> _GIVEN MATERIAL_:
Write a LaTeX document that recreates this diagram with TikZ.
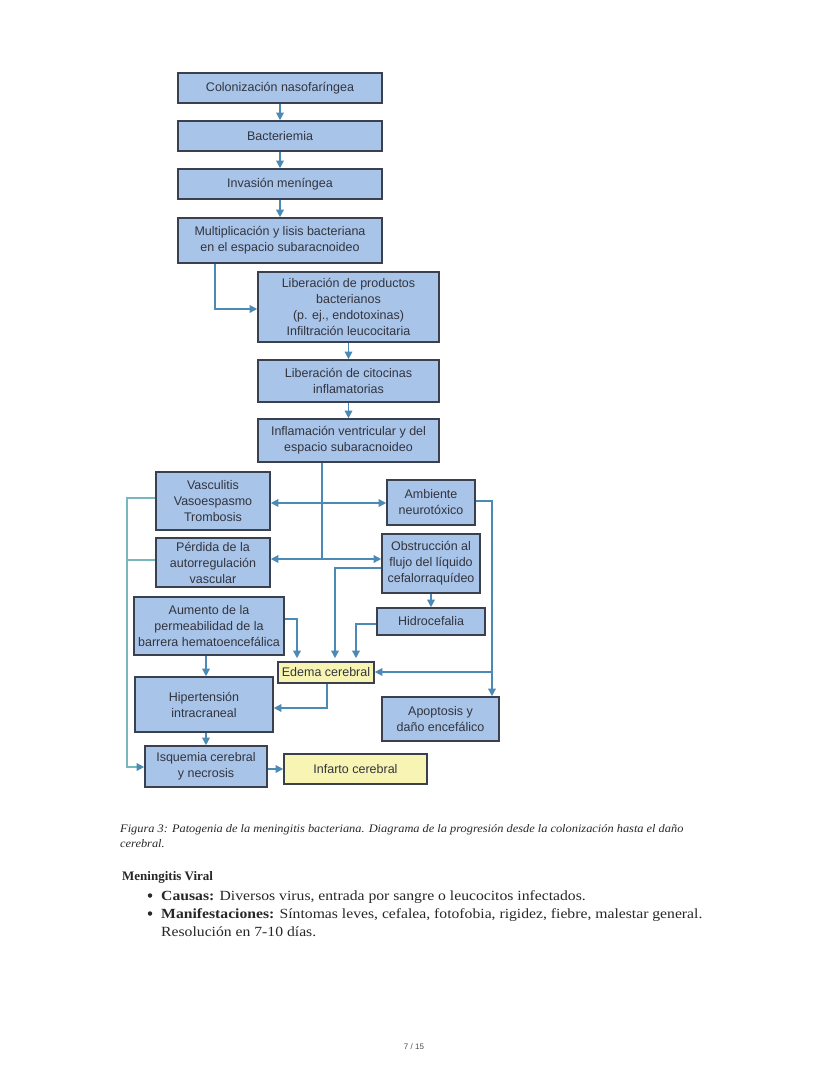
\documentclass[tikz,border=0pt]{standalone}
\usepackage{fontspec}
\setmainfont{Liberation Serif}
\newfontfamily\boxfont{Liberation Sans}
\usetikzlibrary{arrows.meta}
\definecolor{boxfill}{RGB}{168,196,232}
\definecolor{boxline}{RGB}{58,64,78}
\definecolor{yel}{RGB}{248,245,180}
\definecolor{arrc}{RGB}{74,138,181}
\definecolor{tealline}{RGB}{120,184,188}
\definecolor{txt}{RGB}{50,52,62}
\definecolor{body}{RGB}{40,40,40}
\newcommand{\wid}[1]{\scalebox{1.12}[1]{#1}}
\begin{document}
\begin{tikzpicture}[x=1pt,y=-1pt,
  box/.style={draw=boxline, line width=1.6pt, fill=boxfill, inner sep=0pt, align=center,
    font=\boxfont\fontsize{12.5}{16}\selectfont, text=txt},
  ybox/.style={box, fill=yel},
  ln/.style={draw=arrc, line width=1.4pt},
  arr/.style={ln, -{Triangle[length=7.5pt,width=7.5pt]}},
  tl/.style={draw=tealline, line width=1.4pt},
  tlarr/.style={tl, -{Triangle[length=7.5pt,width=7.5pt,color=arrc]}},
  txtline/.style={anchor=base west, text=body, inner sep=0pt},
  bul/.style={circle, fill=body, inner sep=0pt, minimum size=4.5pt}]
\fill[white] (0,0) rectangle (828,1071);
\useasboundingbox (0,0) rectangle (828,1071);
% boxes
\node[box, minimum width=204pt, minimum height=30pt] (colon) at (280,88) {Colonización nasofaríngea};
\node[box, minimum width=204pt, minimum height=30pt] (bact) at (280,136) {Bacteriemia};
\node[box, minimum width=204pt, minimum height=30pt] (inv) at (280,184) {Invasión meníngea};
\node[box, minimum width=204pt, minimum height=45pt] (mult) at (280,240.5) {Multiplicación y lisis bacteriana\\en el espacio subaracnoideo};
\node[box, minimum width=181pt, minimum height=70pt] (libprod) at (348.5,307) {Liberación de productos\\bacterianos\\(p. ej., endotoxinas)\\Infiltración leucocitaria};
\node[box, minimum width=181pt, minimum height=42pt] (citoc) at (348.5,381) {Liberación de citocinas\\inflamatorias};
\node[box, minimum width=181pt, minimum height=43pt] (infl) at (348.5,440.5) {Inflamación ventricular y del\\espacio subaracnoideo};
\node[box, minimum width=114pt, minimum height=58pt] (vasc) at (213,501) {Vasculitis\\Vasoespasmo\\Trombosis};
\node[box, minimum width=88pt, minimum height=45pt] (amb) at (431,502.5) {Ambiente\\neurotóxico};
\node[box, minimum width=114pt, minimum height=49pt] (perd) at (213,562.5) {Pérdida de la\\autorregulación\\vascular};
\node[box, minimum width=98pt, minimum height=59pt] (obst) at (431,563.5) {Obstrucción al\\flujo del líquido\\cefalorraquídeo};
\node[box, minimum width=150pt, minimum height=58pt] (aum) at (209,626) {Aumento de la\\permeabilidad de la\\barrera hematoencefálica};
\node[box, minimum width=108pt, minimum height=27pt] (hidro) at (431,621.5) {Hidrocefalia};
\node[ybox, minimum width=96pt, minimum height=21pt] (edema) at (326,672.5) {Edema cerebral};
\node[box, minimum width=138pt, minimum height=55pt] (hiper) at (204,704.5) {Hipertensión\\intracraneal};
\node[box, minimum width=117pt, minimum height=44pt] (apop) at (440.5,719) {Apoptosis y\\daño encefálico};
\node[box, minimum width=122pt, minimum height=41pt] (isq) at (206,766.5) {Isquemia cerebral\\y necrosis};
\node[ybox, minimum width=143pt, minimum height=30pt] (inf) at (355.5,769) {Infarto cerebral};
% main chain
\draw[arr] (colon.south) -- (bact.north);
\draw[arr] (bact.south) -- (inv.north);
\draw[arr] (inv.south) -- (mult.north);
\coordinate (mL) at (215,309);
\draw[arr] (mult.south -| mL) |- (libprod.west |- mL);
\draw[arr] (libprod.south) -- (citoc.north);
\draw[arr] (citoc.south) -- (infl.north);
% junction
\coordinate (J1) at (322,503);
\coordinate (J2) at (322,559);
\draw[ln] (infl.south -| J1) -- (J2);
\draw[arr] (J1) -- (vasc.east |- J1);
\draw[arr] (J1) -- (amb.west |- J1);
\draw[arr] (J2) -- (perd.east |- J2);
\draw[arr] (J2) -- (obst.west |- J2);
% left line
\coordinate (L1) at (127,498);
\coordinate (L2) at (127,560);
\coordinate (L3) at (127,767);
\draw[tlarr] (vasc.west |- L1) -- (L1) -- (L3) -- (isq.west |- L3);
\draw[tl] (perd.west |- L2) -- (L2);
% right line
\coordinate (R1) at (492,501);
\coordinate (R2) at (492,672);
\draw[arr] (amb.east |- R1) -- (R1) -- (R1 |- apop.north);
\draw[arr] (R2) -- (edema.east |- R2);
% edema inputs
\draw[arr] (obst.south) -- (hidro.north);
\coordinate (E1) at (297,619);
\coordinate (E2) at (335,568);
\coordinate (E3) at (356,624);
\coordinate (E4) at (327,708);
\draw[arr, shorten >=3pt] (aum.east |- E1) -- (E1) -- (E1 |- edema.north);
\draw[arr, shorten >=3pt] (obst.west |- E2) -- (E2) -- (E2 |- edema.north);
\draw[arr, shorten >=3pt] (hidro.west |- E3) -- (E3) -- (E3 |- edema.north);
\draw[arr] (edema.south -| E4) -- (E4) -- (hiper.east |- E4);
\coordinate (V1) at (206,0);
\draw[arr] (aum.south -| V1) -- (hiper.north -| V1);
\draw[arr] (hiper.south -| V1) -- (isq.north -| V1);
\draw[arr] (isq.east |- inf.west) -- (inf.west);
% text below
\node[txtline, font=\itshape\fontsize{11.5}{14}\selectfont] (cap1) at (120,832) {\scalebox{1.075}[1]{Figura 3: Patogenia de la meningitis bacteriana. Diagrama de la progresión desde la colonización hasta el daño}};
\node[txtline, font=\itshape\fontsize{11.5}{14}\selectfont] (cap2) at (120,847) {\scalebox{1.075}[1]{cerebral.}};
\node[txtline, font=\bfseries\fontsize{13}{16}\selectfont] (mv) at (122,880) {Meningitis Viral};
\node[bul] (b1) at (150,895.5) {};
\node[txtline, font=\fontsize{14}{18}\selectfont] (t1) at (161,900) {\wid{\textbf{Causas:} Diversos virus, entrada por sangre o leucocitos infectados.}};
\node[bul] (b2) at (150,913.5) {};
\node[txtline, font=\fontsize{14}{18}\selectfont] (t2) at (161,918) {\wid{\textbf{Manifestaciones:} Síntomas leves, cefalea, fotofobia, rigidez, fiebre, malestar general.}};
\node[txtline, font=\fontsize{14}{18}\selectfont] (t3) at (161,936) {\wid{Resolución en 7-10 días.}};
\node[anchor=base, inner sep=0pt, text=black!70, font=\boxfont\fontsize{8}{10}\selectfont] (pg) at (414,1049) {7 / 15};
\end{tikzpicture}
\end{document}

> _WHAT YOU ARE ASKED TO DO_:
Repeat the data exactly, excluding the pictures.

> _RESULT FOR THIS EXERCISE_:
Write a LaTeX document that recreates this diagram with TikZ.
\documentclass[tikz,border=0pt]{standalone}
\usepackage{fontspec}
\setmainfont{Liberation Serif}
\newfontfamily\boxfont{Liberation Sans}
\usetikzlibrary{arrows.meta}
\definecolor{boxfill}{RGB}{168,196,232}
\definecolor{boxline}{RGB}{58,64,78}
\definecolor{yel}{RGB}{248,245,180}
\definecolor{arrc}{RGB}{74,138,181}
\definecolor{tealline}{RGB}{120,184,188}
\definecolor{txt}{RGB}{50,52,62}
\definecolor{body}{RGB}{40,40,40}
\newcommand{\wid}[1]{\scalebox{1.12}[1]{#1}}
\begin{document}
\begin{tikzpicture}[x=1pt,y=-1pt,
  box/.style={draw=boxline, line width=1.6pt, fill=boxfill, inner sep=0pt, align=center,
    font=\boxfont\fontsize{12.5}{16}\selectfont, text=txt},
  ybox/.style={box, fill=yel},
  ln/.style={draw=arrc, line width=1.4pt},
  arr/.style={ln, -{Triangle[length=7.5pt,width=7.5pt]}},
  tl/.style={draw=tealline, line width=1.4pt},
  tlarr/.style={tl, -{Triangle[length=7.5pt,width=7.5pt,color=arrc]}},
  txtline/.style={anchor=base west, text=body, inner sep=0pt},
  bul/.style={circle, fill=body, inner sep=0pt, minimum size=4.5pt}]
\fill[white] (0,0) rectangle (828,1071);
\useasboundingbox (0,0) rectangle (828,1071);
% boxes
\node[box, minimum width=204pt, minimum height=30pt] (colon) at (280,88) {Colonización nasofaríngea};
\node[box, minimum width=204pt, minimum height=30pt] (bact) at (280,136) {Bacteriemia};
\node[box, minimum width=204pt, minimum height=30pt] (inv) at (280,184) {Invasión meníngea};
\node[box, minimum width=204pt, minimum height=45pt] (mult) at (280,240.5) {Multiplicación y lisis bacteriana\\en el espacio subaracnoideo};
\node[box, minimum width=181pt, minimum height=70pt] (libprod) at (348.5,307) {Liberación de productos\\bacterianos\\(p. ej., endotoxinas)\\Infiltración leucocitaria};
\node[box, minimum width=181pt, minimum height=42pt] (citoc) at (348.5,381) {Liberación de citocinas\\inflamatorias};
\node[box, minimum width=181pt, minimum height=43pt] (infl) at (348.5,440.5) {Inflamación ventricular y del\\espacio subaracnoideo};
\node[box, minimum width=114pt, minimum height=58pt] (vasc) at (213,501) {Vasculitis\\Vasoespasmo\\Trombosis};
\node[box, minimum width=88pt, minimum height=45pt] (amb) at (431,502.5) {Ambiente\\neurotóxico};
\node[box, minimum width=114pt, minimum height=49pt] (perd) at (213,562.5) {Pérdida de la\\autorregulación\\vascular};
\node[box, minimum width=98pt, minimum height=59pt] (obst) at (431,563.5) {Obstrucción al\\flujo del líquido\\cefalorraquídeo};
\node[box, minimum width=150pt, minimum height=58pt] (aum) at (209,626) {Aumento de la\\permeabilidad de la\\barrera hematoencefálica};
\node[box, minimum width=108pt, minimum height=27pt] (hidro) at (431,621.5) {Hidrocefalia};
\node[ybox, minimum width=96pt, minimum height=21pt] (edema) at (326,672.5) {Edema cerebral};
\node[box, minimum width=138pt, minimum height=55pt] (hiper) at (204,704.5) {Hipertensión\\intracraneal};
\node[box, minimum width=117pt, minimum height=44pt] (apop) at (440.5,719) {Apoptosis y\\daño encefálico};
\node[box, minimum width=122pt, minimum height=41pt] (isq) at (206,766.5) {Isquemia cerebral\\y necrosis};
\node[ybox, minimum width=143pt, minimum height=30pt] (inf) at (355.5,769) {Infarto cerebral};
% main chain
\draw[arr] (colon.south) -- (bact.north);
\draw[arr] (bact.south) -- (inv.north);
\draw[arr] (inv.south) -- (mult.north);
\coordinate (mL) at (215,309);
\draw[arr] (mult.south -| mL) |- (libprod.west |- mL);
\draw[arr] (libprod.south) -- (citoc.north);
\draw[arr] (citoc.south) -- (infl.north);
% junction
\coordinate (J1) at (322,503);
\coordinate (J2) at (322,559);
\draw[ln] (infl.south -| J1) -- (J2);
\draw[arr] (J1) -- (vasc.east |- J1);
\draw[arr] (J1) -- (amb.west |- J1);
\draw[arr] (J2) -- (perd.east |- J2);
\draw[arr] (J2) -- (obst.west |- J2);
% left line
\coordinate (L1) at (127,498);
\coordinate (L2) at (127,560);
\coordinate (L3) at (127,767);
\draw[tlarr] (vasc.west |- L1) -- (L1) -- (L3) -- (isq.west |- L3);
\draw[tl] (perd.west |- L2) -- (L2);
% right line
\coordinate (R1) at (492,501);
\coordinate (R2) at (492,672);
\draw[arr] (amb.east |- R1) -- (R1) -- (R1 |- apop.north);
\draw[arr] (R2) -- (edema.east |- R2);
% edema inputs
\draw[arr] (obst.south) -- (hidro.north);
\coordinate (E1) at (297,619);
\coordinate (E2) at (335,568);
\coordinate (E3) at (356,624);
\coordinate (E4) at (327,708);
\draw[arr, shorten >=3pt] (aum.east |- E1) -- (E1) -- (E1 |- edema.north);
\draw[arr, shorten >=3pt] (obst.west |- E2) -- (E2) -- (E2 |- edema.north);
\draw[arr, shorten >=3pt] (hidro.west |- E3) -- (E3) -- (E3 |- edema.north);
\draw[arr] (edema.south -| E4) -- (E4) -- (hiper.east |- E4);
\coordinate (V1) at (206,0);
\draw[arr] (aum.south -| V1) -- (hiper.north -| V1);
\draw[arr] (hiper.south -| V1) -- (isq.north -| V1);
\draw[arr] (isq.east |- inf.west) -- (inf.west);
% text below
\node[txtline, font=\itshape\fontsize{11.5}{14}\selectfont] (cap1) at (120,832) {\scalebox{1.075}[1]{Figura 3: Patogenia de la meningitis bacteriana. Diagrama de la progresión desde la colonización hasta el daño}};
\node[txtline, font=\itshape\fontsize{11.5}{14}\selectfont] (cap2) at (120,847) {\scalebox{1.075}[1]{cerebral.}};
\node[txtline, font=\bfseries\fontsize{13}{16}\selectfont] (mv) at (122,880) {Meningitis Viral};
\node[bul] (b1) at (150,895.5) {};
\node[txtline, font=\fontsize{14}{18}\selectfont] (t1) at (161,900) {\wid{\textbf{Causas:} Diversos virus, entrada por sangre o leucocitos infectados.}};
\node[bul] (b2) at (150,913.5) {};
\node[txtline, font=\fontsize{14}{18}\selectfont] (t2) at (161,918) {\wid{\textbf{Manifestaciones:} Síntomas leves, cefalea, fotofobia, rigidez, fiebre, malestar general.}};
\node[txtline, font=\fontsize{14}{18}\selectfont] (t3) at (161,936) {\wid{Resolución en 7-10 días.}};
\node[anchor=base, inner sep=0pt, text=black!70, font=\boxfont\fontsize{8}{10}\selectfont] (pg) at (414,1049) {7 / 15};
\end{tikzpicture}
\end{document}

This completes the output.